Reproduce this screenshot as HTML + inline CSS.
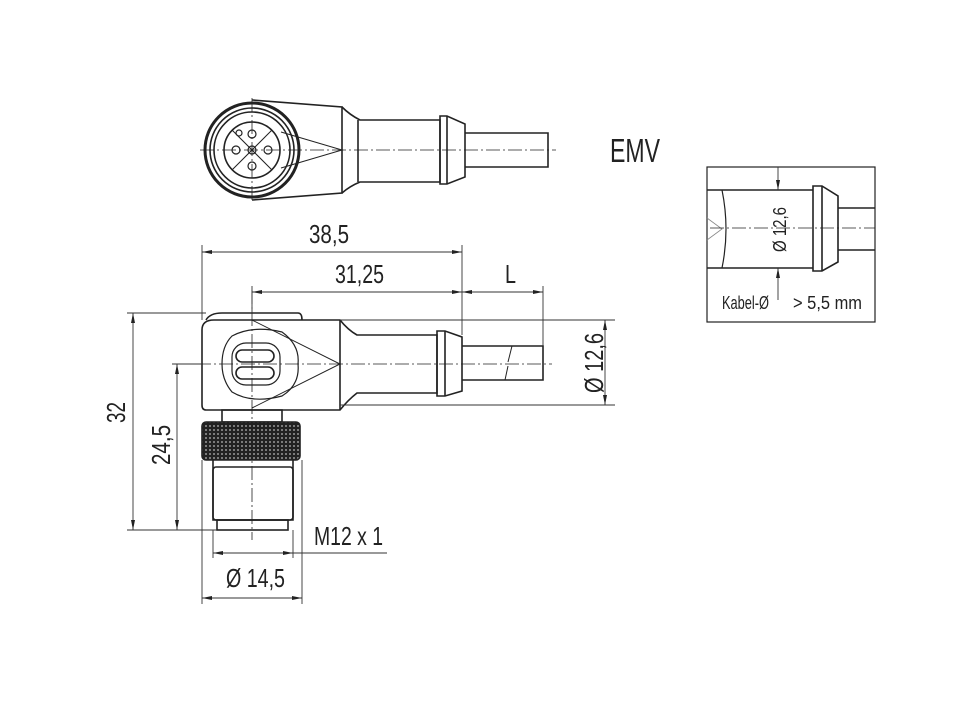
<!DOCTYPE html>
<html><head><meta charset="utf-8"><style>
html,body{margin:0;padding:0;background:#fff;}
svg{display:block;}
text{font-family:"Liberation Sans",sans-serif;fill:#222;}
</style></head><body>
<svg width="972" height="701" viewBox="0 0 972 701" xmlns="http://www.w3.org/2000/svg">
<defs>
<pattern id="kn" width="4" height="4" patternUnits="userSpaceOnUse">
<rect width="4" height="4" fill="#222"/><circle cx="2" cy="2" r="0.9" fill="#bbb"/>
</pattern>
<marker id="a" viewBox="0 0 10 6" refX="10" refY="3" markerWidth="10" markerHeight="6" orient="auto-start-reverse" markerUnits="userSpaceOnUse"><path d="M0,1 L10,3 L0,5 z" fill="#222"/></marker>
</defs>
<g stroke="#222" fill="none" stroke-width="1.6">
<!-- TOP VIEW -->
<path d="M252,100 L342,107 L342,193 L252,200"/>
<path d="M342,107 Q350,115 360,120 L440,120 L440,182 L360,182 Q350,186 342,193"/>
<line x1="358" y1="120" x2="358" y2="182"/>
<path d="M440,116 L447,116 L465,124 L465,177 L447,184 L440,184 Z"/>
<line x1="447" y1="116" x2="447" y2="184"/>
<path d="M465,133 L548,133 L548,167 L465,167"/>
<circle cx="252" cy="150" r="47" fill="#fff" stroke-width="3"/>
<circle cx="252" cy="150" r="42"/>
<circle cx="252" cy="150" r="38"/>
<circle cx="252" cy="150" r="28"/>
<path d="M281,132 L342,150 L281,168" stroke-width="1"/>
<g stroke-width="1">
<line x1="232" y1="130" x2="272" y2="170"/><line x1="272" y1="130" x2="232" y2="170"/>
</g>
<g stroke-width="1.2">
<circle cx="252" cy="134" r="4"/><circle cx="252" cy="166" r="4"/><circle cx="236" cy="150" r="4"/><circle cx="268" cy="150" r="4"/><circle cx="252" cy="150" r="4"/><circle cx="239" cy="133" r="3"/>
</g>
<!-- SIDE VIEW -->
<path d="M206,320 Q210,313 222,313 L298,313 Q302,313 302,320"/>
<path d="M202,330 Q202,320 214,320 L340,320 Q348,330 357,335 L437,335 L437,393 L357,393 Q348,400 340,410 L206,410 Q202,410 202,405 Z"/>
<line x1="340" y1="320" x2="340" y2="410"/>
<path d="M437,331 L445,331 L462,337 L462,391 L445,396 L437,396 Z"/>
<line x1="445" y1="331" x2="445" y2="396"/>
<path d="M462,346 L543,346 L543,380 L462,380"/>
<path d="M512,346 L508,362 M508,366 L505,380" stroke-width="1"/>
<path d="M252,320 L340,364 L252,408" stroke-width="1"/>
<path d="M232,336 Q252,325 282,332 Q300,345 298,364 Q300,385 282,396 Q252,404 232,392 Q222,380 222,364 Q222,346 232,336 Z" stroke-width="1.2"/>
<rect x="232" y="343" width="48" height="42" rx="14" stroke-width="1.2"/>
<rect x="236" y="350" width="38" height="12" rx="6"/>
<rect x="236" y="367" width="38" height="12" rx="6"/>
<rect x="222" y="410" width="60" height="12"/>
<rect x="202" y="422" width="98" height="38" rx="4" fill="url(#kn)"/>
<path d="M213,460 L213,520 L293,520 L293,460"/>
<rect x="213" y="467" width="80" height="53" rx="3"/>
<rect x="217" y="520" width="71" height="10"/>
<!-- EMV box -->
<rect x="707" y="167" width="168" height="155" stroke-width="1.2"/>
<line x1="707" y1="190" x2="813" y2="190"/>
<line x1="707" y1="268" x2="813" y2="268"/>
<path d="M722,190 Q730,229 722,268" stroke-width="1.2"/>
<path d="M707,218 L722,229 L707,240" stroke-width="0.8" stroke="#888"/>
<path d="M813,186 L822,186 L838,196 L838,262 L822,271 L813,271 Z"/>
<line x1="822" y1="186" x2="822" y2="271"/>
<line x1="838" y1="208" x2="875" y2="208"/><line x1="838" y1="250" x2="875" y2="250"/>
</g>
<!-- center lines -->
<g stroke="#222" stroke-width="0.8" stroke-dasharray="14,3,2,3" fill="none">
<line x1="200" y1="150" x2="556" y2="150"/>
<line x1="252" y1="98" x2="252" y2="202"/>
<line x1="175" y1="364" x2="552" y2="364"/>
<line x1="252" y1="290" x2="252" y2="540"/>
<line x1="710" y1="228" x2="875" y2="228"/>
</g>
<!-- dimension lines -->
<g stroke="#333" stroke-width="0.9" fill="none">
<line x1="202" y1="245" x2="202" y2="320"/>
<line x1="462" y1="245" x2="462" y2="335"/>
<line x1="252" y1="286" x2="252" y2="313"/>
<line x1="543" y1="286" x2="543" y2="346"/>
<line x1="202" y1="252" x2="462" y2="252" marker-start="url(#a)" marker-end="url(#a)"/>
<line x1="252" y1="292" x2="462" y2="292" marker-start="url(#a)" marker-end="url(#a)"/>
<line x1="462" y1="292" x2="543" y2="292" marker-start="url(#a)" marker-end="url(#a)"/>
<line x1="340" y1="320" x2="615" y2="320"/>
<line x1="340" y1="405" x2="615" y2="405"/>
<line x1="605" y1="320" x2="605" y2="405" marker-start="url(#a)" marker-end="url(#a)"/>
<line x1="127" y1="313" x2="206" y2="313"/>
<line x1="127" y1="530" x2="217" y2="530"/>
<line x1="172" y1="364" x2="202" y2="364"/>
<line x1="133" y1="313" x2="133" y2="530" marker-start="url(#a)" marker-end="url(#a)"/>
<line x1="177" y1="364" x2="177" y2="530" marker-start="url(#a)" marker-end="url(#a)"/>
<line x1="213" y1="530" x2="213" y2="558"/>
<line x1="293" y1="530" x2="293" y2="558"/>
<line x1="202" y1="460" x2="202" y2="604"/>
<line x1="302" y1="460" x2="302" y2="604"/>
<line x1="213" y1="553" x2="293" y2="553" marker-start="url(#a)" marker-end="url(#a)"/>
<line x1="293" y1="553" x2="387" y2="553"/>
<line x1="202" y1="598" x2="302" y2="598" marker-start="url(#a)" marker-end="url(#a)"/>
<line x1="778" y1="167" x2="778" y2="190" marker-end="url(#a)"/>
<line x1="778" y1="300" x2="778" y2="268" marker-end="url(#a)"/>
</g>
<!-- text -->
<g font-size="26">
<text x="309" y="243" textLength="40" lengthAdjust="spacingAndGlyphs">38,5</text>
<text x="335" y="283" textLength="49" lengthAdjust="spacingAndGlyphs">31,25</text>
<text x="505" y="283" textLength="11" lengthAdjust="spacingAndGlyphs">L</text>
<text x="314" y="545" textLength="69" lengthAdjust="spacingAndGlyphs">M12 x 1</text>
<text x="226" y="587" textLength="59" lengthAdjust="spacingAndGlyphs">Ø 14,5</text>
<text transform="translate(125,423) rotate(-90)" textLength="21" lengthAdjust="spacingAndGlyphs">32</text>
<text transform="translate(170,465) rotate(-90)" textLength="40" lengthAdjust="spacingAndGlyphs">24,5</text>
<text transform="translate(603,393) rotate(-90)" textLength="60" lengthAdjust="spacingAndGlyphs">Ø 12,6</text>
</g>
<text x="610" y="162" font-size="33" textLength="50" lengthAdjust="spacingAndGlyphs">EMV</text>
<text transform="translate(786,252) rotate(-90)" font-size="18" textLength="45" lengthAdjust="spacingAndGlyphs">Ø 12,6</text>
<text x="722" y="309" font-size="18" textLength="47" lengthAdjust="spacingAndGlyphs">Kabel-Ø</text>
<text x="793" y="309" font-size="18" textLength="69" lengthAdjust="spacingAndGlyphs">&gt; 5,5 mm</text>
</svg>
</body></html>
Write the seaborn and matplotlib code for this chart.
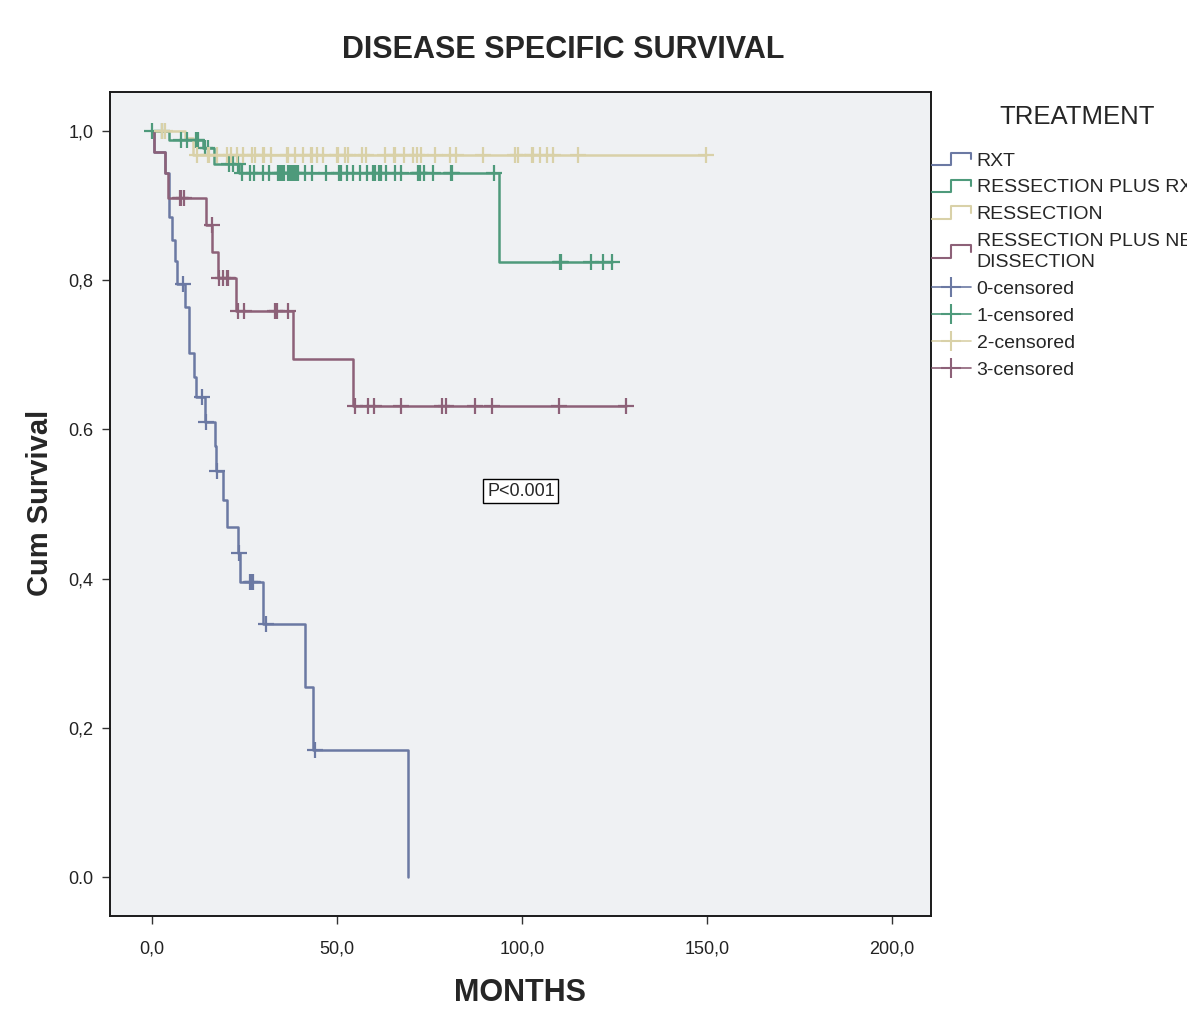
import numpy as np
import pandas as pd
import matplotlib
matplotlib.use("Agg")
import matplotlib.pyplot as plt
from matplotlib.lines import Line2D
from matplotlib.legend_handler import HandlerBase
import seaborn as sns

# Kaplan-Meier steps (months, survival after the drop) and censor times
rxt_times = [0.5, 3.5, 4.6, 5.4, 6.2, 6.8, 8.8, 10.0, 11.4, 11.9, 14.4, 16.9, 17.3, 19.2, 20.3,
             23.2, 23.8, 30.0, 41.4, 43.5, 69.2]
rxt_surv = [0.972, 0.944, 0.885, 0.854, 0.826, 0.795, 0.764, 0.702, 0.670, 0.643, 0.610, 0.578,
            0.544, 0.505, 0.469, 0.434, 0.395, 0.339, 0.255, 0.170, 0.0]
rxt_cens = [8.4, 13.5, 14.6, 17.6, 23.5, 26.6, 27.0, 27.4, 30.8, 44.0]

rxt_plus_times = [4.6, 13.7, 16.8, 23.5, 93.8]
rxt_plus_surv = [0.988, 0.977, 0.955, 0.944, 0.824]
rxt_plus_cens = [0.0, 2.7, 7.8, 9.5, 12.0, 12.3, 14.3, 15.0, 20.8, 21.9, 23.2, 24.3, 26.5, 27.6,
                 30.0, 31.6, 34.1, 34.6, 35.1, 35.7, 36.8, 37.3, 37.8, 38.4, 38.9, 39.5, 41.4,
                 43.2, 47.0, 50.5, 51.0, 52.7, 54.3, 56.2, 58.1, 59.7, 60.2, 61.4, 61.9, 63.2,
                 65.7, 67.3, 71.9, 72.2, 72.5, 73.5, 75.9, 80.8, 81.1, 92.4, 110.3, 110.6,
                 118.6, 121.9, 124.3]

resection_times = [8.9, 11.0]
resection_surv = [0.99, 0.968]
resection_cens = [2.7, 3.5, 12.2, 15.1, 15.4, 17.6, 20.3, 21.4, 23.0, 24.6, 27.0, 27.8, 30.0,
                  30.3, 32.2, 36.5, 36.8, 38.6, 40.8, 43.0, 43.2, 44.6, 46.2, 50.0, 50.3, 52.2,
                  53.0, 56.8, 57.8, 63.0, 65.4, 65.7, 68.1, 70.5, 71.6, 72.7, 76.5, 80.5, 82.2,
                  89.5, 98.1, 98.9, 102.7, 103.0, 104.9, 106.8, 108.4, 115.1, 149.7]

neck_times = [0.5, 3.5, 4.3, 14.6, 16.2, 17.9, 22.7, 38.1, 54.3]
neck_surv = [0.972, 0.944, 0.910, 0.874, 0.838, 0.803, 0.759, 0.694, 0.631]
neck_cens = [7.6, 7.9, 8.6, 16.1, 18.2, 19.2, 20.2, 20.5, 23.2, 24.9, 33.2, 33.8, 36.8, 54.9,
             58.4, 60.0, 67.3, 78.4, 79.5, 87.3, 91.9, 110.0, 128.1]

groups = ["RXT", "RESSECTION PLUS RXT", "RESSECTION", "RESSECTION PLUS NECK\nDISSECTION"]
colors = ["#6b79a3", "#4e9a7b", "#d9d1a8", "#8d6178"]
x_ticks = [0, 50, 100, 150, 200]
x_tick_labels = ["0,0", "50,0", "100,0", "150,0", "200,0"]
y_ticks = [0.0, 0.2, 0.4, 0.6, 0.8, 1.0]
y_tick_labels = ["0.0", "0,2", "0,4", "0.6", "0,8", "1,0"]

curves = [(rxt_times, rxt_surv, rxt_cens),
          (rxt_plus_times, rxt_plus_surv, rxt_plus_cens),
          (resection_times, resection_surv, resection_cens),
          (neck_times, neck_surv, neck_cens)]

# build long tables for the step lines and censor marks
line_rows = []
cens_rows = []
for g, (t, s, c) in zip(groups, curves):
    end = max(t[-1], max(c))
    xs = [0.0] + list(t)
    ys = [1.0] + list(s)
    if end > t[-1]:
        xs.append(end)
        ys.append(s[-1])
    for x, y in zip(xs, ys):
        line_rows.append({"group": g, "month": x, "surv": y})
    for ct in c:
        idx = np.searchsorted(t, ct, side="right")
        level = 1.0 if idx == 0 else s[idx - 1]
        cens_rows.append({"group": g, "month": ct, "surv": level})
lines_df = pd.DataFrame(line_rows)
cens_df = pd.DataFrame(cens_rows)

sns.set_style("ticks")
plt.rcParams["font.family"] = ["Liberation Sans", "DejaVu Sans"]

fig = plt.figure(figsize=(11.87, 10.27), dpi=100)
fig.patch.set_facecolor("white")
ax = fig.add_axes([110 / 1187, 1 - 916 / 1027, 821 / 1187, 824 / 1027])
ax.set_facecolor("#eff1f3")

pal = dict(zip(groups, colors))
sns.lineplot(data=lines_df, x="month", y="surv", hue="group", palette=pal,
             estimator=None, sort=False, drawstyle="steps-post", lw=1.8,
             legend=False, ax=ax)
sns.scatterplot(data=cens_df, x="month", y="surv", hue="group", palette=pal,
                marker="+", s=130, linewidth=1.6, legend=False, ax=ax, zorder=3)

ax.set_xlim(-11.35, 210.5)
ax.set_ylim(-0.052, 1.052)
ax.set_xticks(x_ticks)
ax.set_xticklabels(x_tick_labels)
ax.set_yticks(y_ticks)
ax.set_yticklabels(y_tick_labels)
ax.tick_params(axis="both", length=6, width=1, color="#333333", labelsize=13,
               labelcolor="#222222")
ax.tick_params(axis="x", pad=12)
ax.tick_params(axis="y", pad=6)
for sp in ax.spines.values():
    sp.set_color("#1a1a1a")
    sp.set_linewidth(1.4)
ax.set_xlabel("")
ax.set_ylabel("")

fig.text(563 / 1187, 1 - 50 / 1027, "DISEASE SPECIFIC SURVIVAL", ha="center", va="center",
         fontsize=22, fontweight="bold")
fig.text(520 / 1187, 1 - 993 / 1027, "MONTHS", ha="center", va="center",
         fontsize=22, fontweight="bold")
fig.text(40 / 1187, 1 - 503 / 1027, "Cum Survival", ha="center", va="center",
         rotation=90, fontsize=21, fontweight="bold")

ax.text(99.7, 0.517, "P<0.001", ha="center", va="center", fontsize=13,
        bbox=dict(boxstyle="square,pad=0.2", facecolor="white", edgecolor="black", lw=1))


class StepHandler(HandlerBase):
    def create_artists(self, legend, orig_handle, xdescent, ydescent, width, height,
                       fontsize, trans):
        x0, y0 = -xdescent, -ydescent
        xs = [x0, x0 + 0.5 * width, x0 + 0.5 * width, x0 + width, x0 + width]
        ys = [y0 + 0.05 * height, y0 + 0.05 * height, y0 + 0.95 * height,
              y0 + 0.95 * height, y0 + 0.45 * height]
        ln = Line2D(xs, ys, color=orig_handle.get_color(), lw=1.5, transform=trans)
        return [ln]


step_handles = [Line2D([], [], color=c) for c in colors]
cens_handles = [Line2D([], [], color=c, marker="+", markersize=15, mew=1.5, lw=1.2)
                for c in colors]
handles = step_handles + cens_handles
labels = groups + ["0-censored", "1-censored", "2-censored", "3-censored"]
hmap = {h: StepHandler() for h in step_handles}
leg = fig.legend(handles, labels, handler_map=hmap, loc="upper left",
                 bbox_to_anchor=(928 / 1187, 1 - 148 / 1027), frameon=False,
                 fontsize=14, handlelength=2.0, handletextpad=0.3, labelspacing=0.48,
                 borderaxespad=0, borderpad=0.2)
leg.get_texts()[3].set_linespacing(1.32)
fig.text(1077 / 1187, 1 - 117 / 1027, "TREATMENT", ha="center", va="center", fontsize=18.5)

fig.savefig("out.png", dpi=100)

# Problem requirements
Nothing but the lines from the one with "Write the seaborn" through the one with "27.4, 30.8, 44.0]" should be copied, word for word. Pictures are left out.

# Exercise answer
Write the seaborn and matplotlib code for this chart.
import numpy as np
import pandas as pd
import matplotlib
matplotlib.use("Agg")
import matplotlib.pyplot as plt
from matplotlib.lines import Line2D
from matplotlib.legend_handler import HandlerBase
import seaborn as sns

# Kaplan-Meier steps (months, survival after the drop) and censor times
rxt_times = [0.5, 3.5, 4.6, 5.4, 6.2, 6.8, 8.8, 10.0, 11.4, 11.9, 14.4, 16.9, 17.3, 19.2, 20.3,
             23.2, 23.8, 30.0, 41.4, 43.5, 69.2]
rxt_surv = [0.972, 0.944, 0.885, 0.854, 0.826, 0.795, 0.764, 0.702, 0.670, 0.643, 0.610, 0.578,
            0.544, 0.505, 0.469, 0.434, 0.395, 0.339, 0.255, 0.170, 0.0]
rxt_cens = [8.4, 13.5, 14.6, 17.6, 23.5, 26.6, 27.0, 27.4, 30.8, 44.0]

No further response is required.